◆ **Given request**
Set down the full listing exactly as given. Any pictures are to be left out.
-- begin Available data --
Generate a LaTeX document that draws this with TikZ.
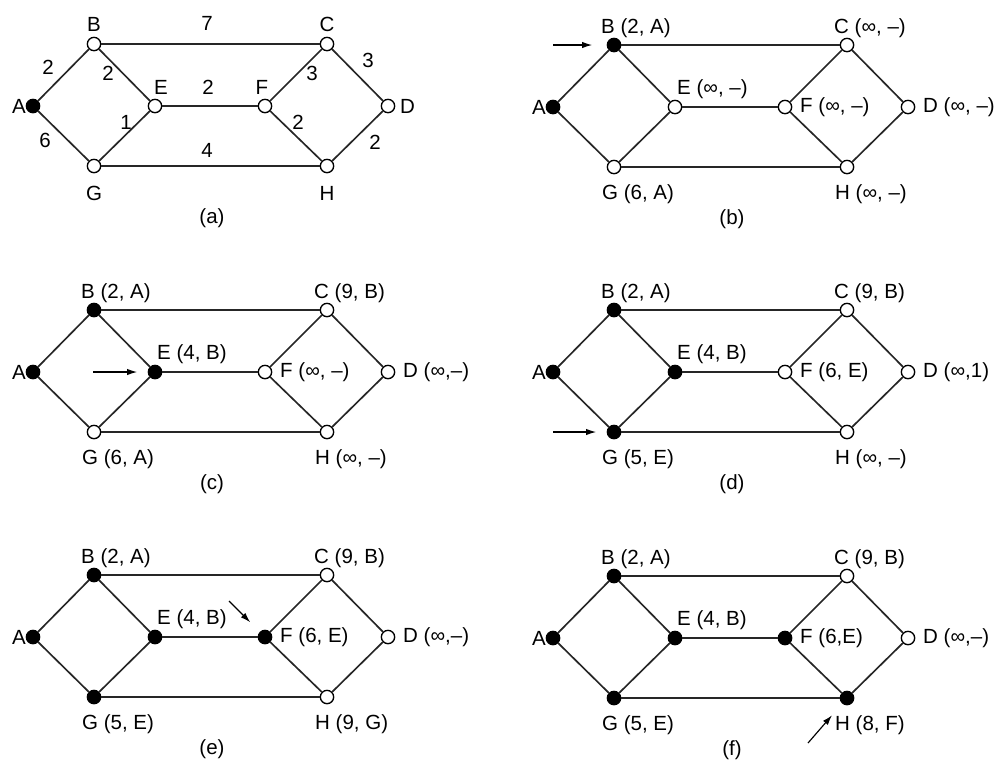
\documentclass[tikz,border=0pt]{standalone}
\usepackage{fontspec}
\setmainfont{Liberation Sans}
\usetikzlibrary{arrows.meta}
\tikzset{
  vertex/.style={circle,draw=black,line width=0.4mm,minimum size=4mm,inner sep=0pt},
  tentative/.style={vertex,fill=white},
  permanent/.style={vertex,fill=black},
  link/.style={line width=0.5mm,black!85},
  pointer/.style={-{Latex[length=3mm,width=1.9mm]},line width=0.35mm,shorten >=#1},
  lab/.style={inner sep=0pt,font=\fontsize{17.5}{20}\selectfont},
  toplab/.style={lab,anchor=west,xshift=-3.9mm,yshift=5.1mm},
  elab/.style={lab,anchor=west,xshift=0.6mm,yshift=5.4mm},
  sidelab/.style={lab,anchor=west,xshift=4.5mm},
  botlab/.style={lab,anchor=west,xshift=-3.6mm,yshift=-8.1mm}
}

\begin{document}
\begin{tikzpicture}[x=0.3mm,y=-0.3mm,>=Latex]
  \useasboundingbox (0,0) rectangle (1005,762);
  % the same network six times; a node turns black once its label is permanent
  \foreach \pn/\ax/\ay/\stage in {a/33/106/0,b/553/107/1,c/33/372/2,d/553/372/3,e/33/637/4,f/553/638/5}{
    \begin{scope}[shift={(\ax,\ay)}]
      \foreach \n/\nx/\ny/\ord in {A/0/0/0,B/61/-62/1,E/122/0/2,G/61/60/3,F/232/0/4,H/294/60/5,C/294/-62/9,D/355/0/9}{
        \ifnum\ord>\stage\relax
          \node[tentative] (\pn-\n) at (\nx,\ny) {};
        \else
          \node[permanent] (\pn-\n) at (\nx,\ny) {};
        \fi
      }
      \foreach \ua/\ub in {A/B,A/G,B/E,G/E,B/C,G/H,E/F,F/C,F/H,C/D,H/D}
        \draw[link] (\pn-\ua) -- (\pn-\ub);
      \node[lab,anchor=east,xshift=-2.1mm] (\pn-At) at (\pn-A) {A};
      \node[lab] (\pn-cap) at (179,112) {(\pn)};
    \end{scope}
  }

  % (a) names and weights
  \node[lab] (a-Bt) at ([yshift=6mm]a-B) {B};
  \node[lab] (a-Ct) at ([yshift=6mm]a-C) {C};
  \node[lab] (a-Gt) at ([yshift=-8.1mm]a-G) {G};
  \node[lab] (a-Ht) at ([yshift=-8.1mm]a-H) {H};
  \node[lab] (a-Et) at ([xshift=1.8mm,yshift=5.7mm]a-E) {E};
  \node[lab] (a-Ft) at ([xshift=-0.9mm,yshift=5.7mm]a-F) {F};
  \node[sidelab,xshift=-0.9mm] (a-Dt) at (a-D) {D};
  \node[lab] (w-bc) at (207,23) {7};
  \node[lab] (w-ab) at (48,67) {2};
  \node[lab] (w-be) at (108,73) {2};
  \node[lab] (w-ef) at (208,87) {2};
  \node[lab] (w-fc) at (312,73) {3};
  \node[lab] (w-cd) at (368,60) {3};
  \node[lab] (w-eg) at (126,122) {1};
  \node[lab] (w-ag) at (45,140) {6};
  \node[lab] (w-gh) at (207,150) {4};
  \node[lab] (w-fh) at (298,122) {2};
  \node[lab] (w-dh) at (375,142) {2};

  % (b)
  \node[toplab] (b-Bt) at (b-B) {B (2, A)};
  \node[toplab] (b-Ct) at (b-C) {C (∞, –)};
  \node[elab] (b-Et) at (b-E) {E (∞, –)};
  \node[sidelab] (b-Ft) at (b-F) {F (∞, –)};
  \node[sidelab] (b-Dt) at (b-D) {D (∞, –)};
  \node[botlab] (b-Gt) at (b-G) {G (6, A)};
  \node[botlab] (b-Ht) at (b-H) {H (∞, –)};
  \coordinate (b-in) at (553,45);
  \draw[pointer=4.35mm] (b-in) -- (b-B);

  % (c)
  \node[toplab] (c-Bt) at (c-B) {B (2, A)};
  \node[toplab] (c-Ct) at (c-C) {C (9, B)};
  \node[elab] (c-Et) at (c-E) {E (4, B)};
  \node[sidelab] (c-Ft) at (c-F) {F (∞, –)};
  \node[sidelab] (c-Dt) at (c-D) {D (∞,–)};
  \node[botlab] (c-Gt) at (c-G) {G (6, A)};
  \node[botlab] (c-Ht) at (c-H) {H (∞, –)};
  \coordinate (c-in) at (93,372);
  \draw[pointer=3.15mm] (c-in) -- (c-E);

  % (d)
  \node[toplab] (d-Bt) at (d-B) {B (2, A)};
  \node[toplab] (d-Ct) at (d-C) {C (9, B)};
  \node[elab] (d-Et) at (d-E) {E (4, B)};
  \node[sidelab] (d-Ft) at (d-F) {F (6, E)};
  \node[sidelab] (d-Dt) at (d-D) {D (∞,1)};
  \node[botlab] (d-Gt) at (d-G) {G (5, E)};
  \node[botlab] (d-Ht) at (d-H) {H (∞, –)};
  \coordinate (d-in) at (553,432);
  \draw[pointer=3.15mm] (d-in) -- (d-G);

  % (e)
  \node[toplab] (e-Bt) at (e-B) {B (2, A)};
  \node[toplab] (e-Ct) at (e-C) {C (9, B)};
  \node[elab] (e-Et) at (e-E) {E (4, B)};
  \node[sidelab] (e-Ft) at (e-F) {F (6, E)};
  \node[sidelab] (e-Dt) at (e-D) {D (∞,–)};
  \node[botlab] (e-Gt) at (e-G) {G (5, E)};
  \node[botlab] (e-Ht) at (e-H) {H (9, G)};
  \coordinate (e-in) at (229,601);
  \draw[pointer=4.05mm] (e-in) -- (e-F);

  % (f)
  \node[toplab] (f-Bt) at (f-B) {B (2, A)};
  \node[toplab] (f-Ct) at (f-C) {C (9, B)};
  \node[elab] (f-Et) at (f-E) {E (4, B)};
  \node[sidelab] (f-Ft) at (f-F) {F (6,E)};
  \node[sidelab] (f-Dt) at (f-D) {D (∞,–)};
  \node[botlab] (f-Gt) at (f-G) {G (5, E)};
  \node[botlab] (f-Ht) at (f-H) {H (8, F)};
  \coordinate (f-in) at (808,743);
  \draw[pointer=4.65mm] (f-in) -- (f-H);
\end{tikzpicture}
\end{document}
-- end Available data --
◆ **Answer to this task**
Generate a LaTeX document that draws this with TikZ.
\documentclass[tikz,border=0pt]{standalone}
\usepackage{fontspec}
\setmainfont{Liberation Sans}
\usetikzlibrary{arrows.meta}
\tikzset{
  vertex/.style={circle,draw=black,line width=0.4mm,minimum size=4mm,inner sep=0pt},
  tentative/.style={vertex,fill=white},
  permanent/.style={vertex,fill=black},
  link/.style={line width=0.5mm,black!85},
  pointer/.style={-{Latex[length=3mm,width=1.9mm]},line width=0.35mm,shorten >=#1},
  lab/.style={inner sep=0pt,font=\fontsize{17.5}{20}\selectfont},
  toplab/.style={lab,anchor=west,xshift=-3.9mm,yshift=5.1mm},
  elab/.style={lab,anchor=west,xshift=0.6mm,yshift=5.4mm},
  sidelab/.style={lab,anchor=west,xshift=4.5mm},
  botlab/.style={lab,anchor=west,xshift=-3.6mm,yshift=-8.1mm}
}

\begin{document}
\begin{tikzpicture}[x=0.3mm,y=-0.3mm,>=Latex]
  \useasboundingbox (0,0) rectangle (1005,762);
  % the same network six times; a node turns black once its label is permanent
  \foreach \pn/\ax/\ay/\stage in {a/33/106/0,b/553/107/1,c/33/372/2,d/553/372/3,e/33/637/4,f/553/638/5}{
    \begin{scope}[shift={(\ax,\ay)}]
      \foreach \n/\nx/\ny/\ord in {A/0/0/0,B/61/-62/1,E/122/0/2,G/61/60/3,F/232/0/4,H/294/60/5,C/294/-62/9,D/355/0/9}{
        \ifnum\ord>\stage\relax
          \node[tentative] (\pn-\n) at (\nx,\ny) {};
        \else
          \node[permanent] (\pn-\n) at (\nx,\ny) {};
        \fi
      }
      \foreach \ua/\ub in {A/B,A/G,B/E,G/E,B/C,G/H,E/F,F/C,F/H,C/D,H/D}
        \draw[link] (\pn-\ua) -- (\pn-\ub);
      \node[lab,anchor=east,xshift=-2.1mm] (\pn-At) at (\pn-A) {A};
      \node[lab] (\pn-cap) at (179,112) {(\pn)};
    \end{scope}
  }

  % (a) names and weights
  \node[lab] (a-Bt) at ([yshift=6mm]a-B) {B};
  \node[lab] (a-Ct) at ([yshift=6mm]a-C) {C};
  \node[lab] (a-Gt) at ([yshift=-8.1mm]a-G) {G};
  \node[lab] (a-Ht) at ([yshift=-8.1mm]a-H) {H};
  \node[lab] (a-Et) at ([xshift=1.8mm,yshift=5.7mm]a-E) {E};
  \node[lab] (a-Ft) at ([xshift=-0.9mm,yshift=5.7mm]a-F) {F};
  \node[sidelab,xshift=-0.9mm] (a-Dt) at (a-D) {D};
  \node[lab] (w-bc) at (207,23) {7};
  \node[lab] (w-ab) at (48,67) {2};
  \node[lab] (w-be) at (108,73) {2};
  \node[lab] (w-ef) at (208,87) {2};
  \node[lab] (w-fc) at (312,73) {3};
  \node[lab] (w-cd) at (368,60) {3};
  \node[lab] (w-eg) at (126,122) {1};
  \node[lab] (w-ag) at (45,140) {6};
  \node[lab] (w-gh) at (207,150) {4};
  \node[lab] (w-fh) at (298,122) {2};
  \node[lab] (w-dh) at (375,142) {2};

  % (b)
  \node[toplab] (b-Bt) at (b-B) {B (2, A)};
  \node[toplab] (b-Ct) at (b-C) {C (∞, –)};
  \node[elab] (b-Et) at (b-E) {E (∞, –)};
  \node[sidelab] (b-Ft) at (b-F) {F (∞, –)};
  \node[sidelab] (b-Dt) at (b-D) {D (∞, –)};
  \node[botlab] (b-Gt) at (b-G) {G (6, A)};
  \node[botlab] (b-Ht) at (b-H) {H (∞, –)};
  \coordinate (b-in) at (553,45);
  \draw[pointer=4.35mm] (b-in) -- (b-B);

  % (c)
  \node[toplab] (c-Bt) at (c-B) {B (2, A)};
  \node[toplab] (c-Ct) at (c-C) {C (9, B)};
  \node[elab] (c-Et) at (c-E) {E (4, B)};
  \node[sidelab] (c-Ft) at (c-F) {F (∞, –)};
  \node[sidelab] (c-Dt) at (c-D) {D (∞,–)};
  \node[botlab] (c-Gt) at (c-G) {G (6, A)};
  \node[botlab] (c-Ht) at (c-H) {H (∞, –)};
  \coordinate (c-in) at (93,372);
  \draw[pointer=3.15mm] (c-in) -- (c-E);

  % (d)
  \node[toplab] (d-Bt) at (d-B) {B (2, A)};
  \node[toplab] (d-Ct) at (d-C) {C (9, B)};
  \node[elab] (d-Et) at (d-E) {E (4, B)};
  \node[sidelab] (d-Ft) at (d-F) {F (6, E)};
  \node[sidelab] (d-Dt) at (d-D) {D (∞,1)};
  \node[botlab] (d-Gt) at (d-G) {G (5, E)};
  \node[botlab] (d-Ht) at (d-H) {H (∞, –)};
  \coordinate (d-in) at (553,432);
  \draw[pointer=3.15mm] (d-in) -- (d-G);

  % (e)
  \node[toplab] (e-Bt) at (e-B) {B (2, A)};
  \node[toplab] (e-Ct) at (e-C) {C (9, B)};
  \node[elab] (e-Et) at (e-E) {E (4, B)};
  \node[sidelab] (e-Ft) at (e-F) {F (6, E)};
  \node[sidelab] (e-Dt) at (e-D) {D (∞,–)};
  \node[botlab] (e-Gt) at (e-G) {G (5, E)};
  \node[botlab] (e-Ht) at (e-H) {H (9, G)};
  \coordinate (e-in) at (229,601);
  \draw[pointer=4.05mm] (e-in) -- (e-F);

  % (f)
  \node[toplab] (f-Bt) at (f-B) {B (2, A)};
  \node[toplab] (f-Ct) at (f-C) {C (9, B)};
  \node[elab] (f-Et) at (f-E) {E (4, B)};
  \node[sidelab] (f-Ft) at (f-F) {F (6,E)};
  \node[sidelab] (f-Dt) at (f-D) {D (∞,–)};
  \node[botlab] (f-Gt) at (f-G) {G (5, E)};
  \node[botlab] (f-Ht) at (f-H) {H (8, F)};
  \coordinate (f-in) at (808,743);
  \draw[pointer=4.65mm] (f-in) -- (f-H);
\end{tikzpicture}
\end{document}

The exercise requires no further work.